- [Data section]
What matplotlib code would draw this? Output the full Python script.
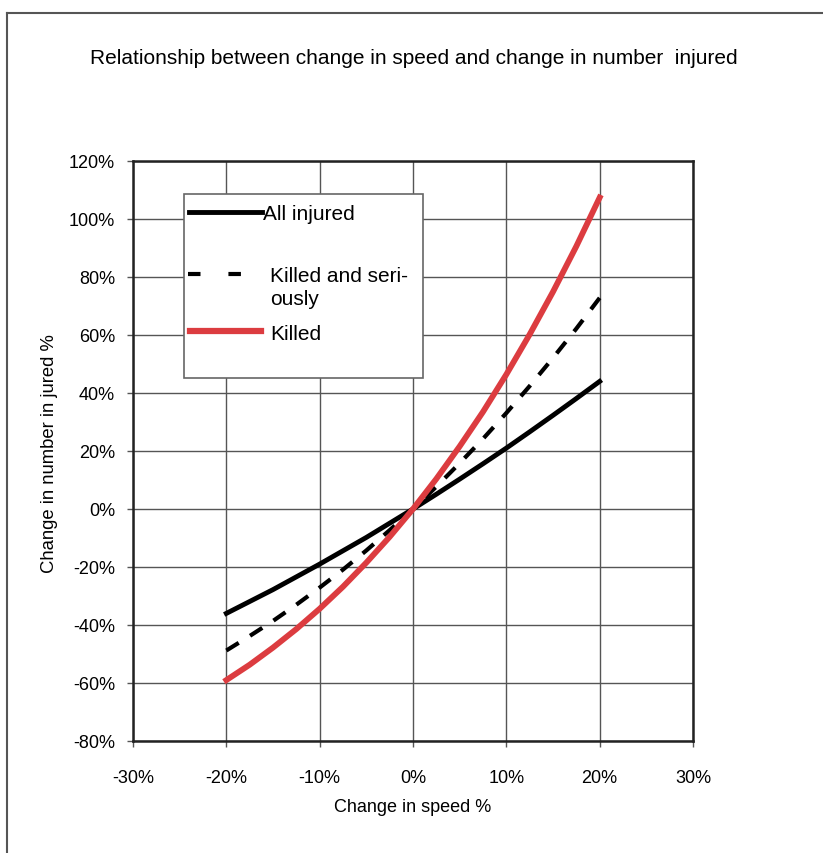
import matplotlib
matplotlib.use("Agg")
import matplotlib.pyplot as plt
from matplotlib.lines import Line2D
from matplotlib.patches import Rectangle

plt.rcParams['font.family'] = ['Liberation Sans', 'DejaVu Sans']

speed_change = [-20, -17.5, -15, -12.5, -10, -7.5, -5, -2.5, 0, 2.5, 5, 7.5, 10, 12.5, 15, 17.5, 20]
all_injured = [-36.0, -31.9, -27.8, -23.4, -19.0, -14.4, -9.8, -4.9, 0, 5.1, 10.3, 15.6, 21.0, 26.6, 32.3, 38.1, 44.0]
killed_serious = [-48.8, -43.8, -38.6, -33.0, -27.1, -20.9, -14.3, -7.3, 0, 7.7, 15.8, 24.2, 33.1, 42.4, 52.1, 62.2, 72.8]
killed = [-59.0, -53.7, -47.8, -41.4, -34.4, -26.8, -18.5, -9.6, 0, 10.4, 21.6, 33.5, 46.4, 60.2, 74.9, 90.6, 107.4]

x_ticks = [-30, -20, -10, 0, 10, 20, 30]
y_ticks = [-80, -60, -40, -20, 0, 20, 40, 60, 80, 100, 120]
x_tick_labels = [f"{v}%" for v in x_ticks]
y_tick_labels = [f"{v}%" for v in y_ticks]

title = "Relationship between change in speed and change in number  injured"
x_label = "Change in speed %"
y_label = "Change in number in jured %"
legend_labels = ["All injured", "Killed and seri-\nously", "Killed"]

W, H = 823, 854
fig = plt.figure(figsize=(W / 100, H / 100), dpi=100)
ax = fig.add_axes([133 / W, 1 - 742 / H, (693 - 133) / W, (742 - 162) / H])

red = "#dc3c40"
ax.plot(speed_change, all_injured, color="black", lw=3.5, zorder=3)
ax.plot(speed_change, killed_serious, color="black", lw=3.0, dashes=(3.5, 3.2), zorder=3)
ax.plot(speed_change, killed, color="black", lw=2.0, zorder=4)
ax.plot(speed_change, killed, color=red, lw=4.2, zorder=5)

ax.set_xlim(-30, 30)
ax.set_ylim(-80, 120)
ax.set_xticks(x_ticks)
ax.set_xticklabels(x_tick_labels)
ax.set_yticks(y_ticks)
ax.set_yticklabels(y_tick_labels)
ax.tick_params(axis="both", labelsize=13, length=4, width=1, color="#555555")
ax.tick_params(axis="x", pad=16)
ax.tick_params(axis="y", pad=9)
ax.grid(True, color="#555555", lw=1.0)
ax.set_axisbelow(True)
for s in ax.spines.values():
    s.set_color("#222222")
    s.set_linewidth(1.8)


def fx(px):
    return (px - 133) / (693 - 133)


def fy(py):
    return (742 - py) / (742 - 162)


ax.set_xlabel(x_label, fontsize=13)
ax.set_ylabel(y_label, fontsize=13.3)
ax.xaxis.set_label_coords(fx(413), fy(808))
ax.yaxis.set_label_coords(fx(50), fy(454))
ax.xaxis.label.set_va("center")
ax.yaxis.label.set_va("center")

fig.text(414 / W, 1 - 58 / H, title, ha="center", va="center", fontsize=15)

# legend box
ax.add_patch(Rectangle((fx(184), fy(379)), fx(423) - fx(184), fy(195) - fy(379),
                       transform=ax.transAxes, facecolor="white", edgecolor="#666666",
                       lw=1.2, zorder=6))
ax.add_line(Line2D([fx(189), fx(262)], [fy(213), fy(213)], transform=ax.transAxes,
                   color="black", lw=3.5, zorder=7))
ax.text(fx(263), fy(214), legend_labels[0], transform=ax.transAxes, fontsize=15,
        va="center", ha="left", zorder=7)
ax.add_line(Line2D([fx(188), fx(258)], [fy(275), fy(275)], transform=ax.transAxes,
                   color="black", lw=3.0, dashes=(3, 6.7), zorder=7))
ax.text(fx(270), fy(288), legend_labels[1], transform=ax.transAxes, fontsize=15,
        va="center", ha="left", linespacing=1.25, zorder=7)
ax.add_line(Line2D([fx(190), fx(261)], [fy(332), fy(332)], transform=ax.transAxes,
                   color=red, lw=4.5, zorder=7))
ax.text(fx(270), fy(335), legend_labels[2], transform=ax.transAxes, fontsize=15,
        va="center", ha="left", zorder=7)

# page frame
fig.add_artist(Line2D([7 / W, 7 / W], [0, 1 - 14 / H], color="#555555", lw=1.5))
fig.add_artist(Line2D([7 / W, 1], [1 - 14 / H, 1 - 14 / H], color="#555555", lw=1.5))

fig.savefig("out.png", dpi=100)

- [Written instruction]
Give an exact copy of the material, leaving out every picture.

- [Finished answer]
What matplotlib code would draw this? Output the full Python script.
import matplotlib
matplotlib.use("Agg")
import matplotlib.pyplot as plt
from matplotlib.lines import Line2D
from matplotlib.patches import Rectangle

plt.rcParams['font.family'] = ['Liberation Sans', 'DejaVu Sans']

speed_change = [-20, -17.5, -15, -12.5, -10, -7.5, -5, -2.5, 0, 2.5, 5, 7.5, 10, 12.5, 15, 17.5, 20]
all_injured = [-36.0, -31.9, -27.8, -23.4, -19.0, -14.4, -9.8, -4.9, 0, 5.1, 10.3, 15.6, 21.0, 26.6, 32.3, 38.1, 44.0]
killed_serious = [-48.8, -43.8, -38.6, -33.0, -27.1, -20.9, -14.3, -7.3, 0, 7.7, 15.8, 24.2, 33.1, 42.4, 52.1, 62.2, 72.8]
killed = [-59.0, -53.7, -47.8, -41.4, -34.4, -26.8, -18.5, -9.6, 0, 10.4, 21.6, 33.5, 46.4, 60.2, 74.9, 90.6, 107.4]

x_ticks = [-30, -20, -10, 0, 10, 20, 30]
y_ticks = [-80, -60, -40, -20, 0, 20, 40, 60, 80, 100, 120]
x_tick_labels = [f"{v}%" for v in x_ticks]
y_tick_labels = [f"{v}%" for v in y_ticks]

title = "Relationship between change in speed and change in number  injured"
x_label = "Change in speed %"
y_label = "Change in number in jured %"
legend_labels = ["All injured", "Killed and seri-\nously", "Killed"]

W, H = 823, 854
fig = plt.figure(figsize=(W / 100, H / 100), dpi=100)
ax = fig.add_axes([133 / W, 1 - 742 / H, (693 - 133) / W, (742 - 162) / H])

red = "#dc3c40"
ax.plot(speed_change, all_injured, color="black", lw=3.5, zorder=3)
ax.plot(speed_change, killed_serious, color="black", lw=3.0, dashes=(3.5, 3.2), zorder=3)
ax.plot(speed_change, killed, color="black", lw=2.0, zorder=4)
ax.plot(speed_change, killed, color=red, lw=4.2, zorder=5)

ax.set_xlim(-30, 30)
ax.set_ylim(-80, 120)
ax.set_xticks(x_ticks)
ax.set_xticklabels(x_tick_labels)
ax.set_yticks(y_ticks)
ax.set_yticklabels(y_tick_labels)
ax.tick_params(axis="both", labelsize=13, length=4, width=1, color="#555555")
ax.tick_params(axis="x", pad=16)
ax.tick_params(axis="y", pad=9)
ax.grid(True, color="#555555", lw=1.0)
ax.set_axisbelow(True)
for s in ax.spines.values():
    s.set_color("#222222")
    s.set_linewidth(1.8)


def fx(px):
    return (px - 133) / (693 - 133)


def fy(py):
    return (742 - py) / (742 - 162)


ax.set_xlabel(x_label, fontsize=13)
ax.set_ylabel(y_label, fontsize=13.3)
ax.xaxis.set_label_coords(fx(413), fy(808))
ax.yaxis.set_label_coords(fx(50), fy(454))
ax.xaxis.label.set_va("center")
ax.yaxis.label.set_va("center")

fig.text(414 / W, 1 - 58 / H, title, ha="center", va="center", fontsize=15)

# legend box
ax.add_patch(Rectangle((fx(184), fy(379)), fx(423) - fx(184), fy(195) - fy(379),
                       transform=ax.transAxes, facecolor="white", edgecolor="#666666",
                       lw=1.2, zorder=6))
ax.add_line(Line2D([fx(189), fx(262)], [fy(213), fy(213)], transform=ax.transAxes,
                   color="black", lw=3.5, zorder=7))
ax.text(fx(263), fy(214), legend_labels[0], transform=ax.transAxes, fontsize=15,
        va="center", ha="left", zorder=7)
ax.add_line(Line2D([fx(188), fx(258)], [fy(275), fy(275)], transform=ax.transAxes,
                   color="black", lw=3.0, dashes=(3, 6.7), zorder=7))
ax.text(fx(270), fy(288), legend_labels[1], transform=ax.transAxes, fontsize=15,
        va="center", ha="left", linespacing=1.25, zorder=7)
ax.add_line(Line2D([fx(190), fx(261)], [fy(332), fy(332)], transform=ax.transAxes,
                   color=red, lw=4.5, zorder=7))
ax.text(fx(270), fy(335), legend_labels[2], transform=ax.transAxes, fontsize=15,
        va="center", ha="left", zorder=7)

# page frame
fig.add_artist(Line2D([7 / W, 7 / W], [0, 1 - 14 / H], color="#555555", lw=1.5))
fig.add_artist(Line2D([7 / W, 1], [1 - 14 / H, 1 - 14 / H], color="#555555", lw=1.5))

fig.savefig("out.png", dpi=100)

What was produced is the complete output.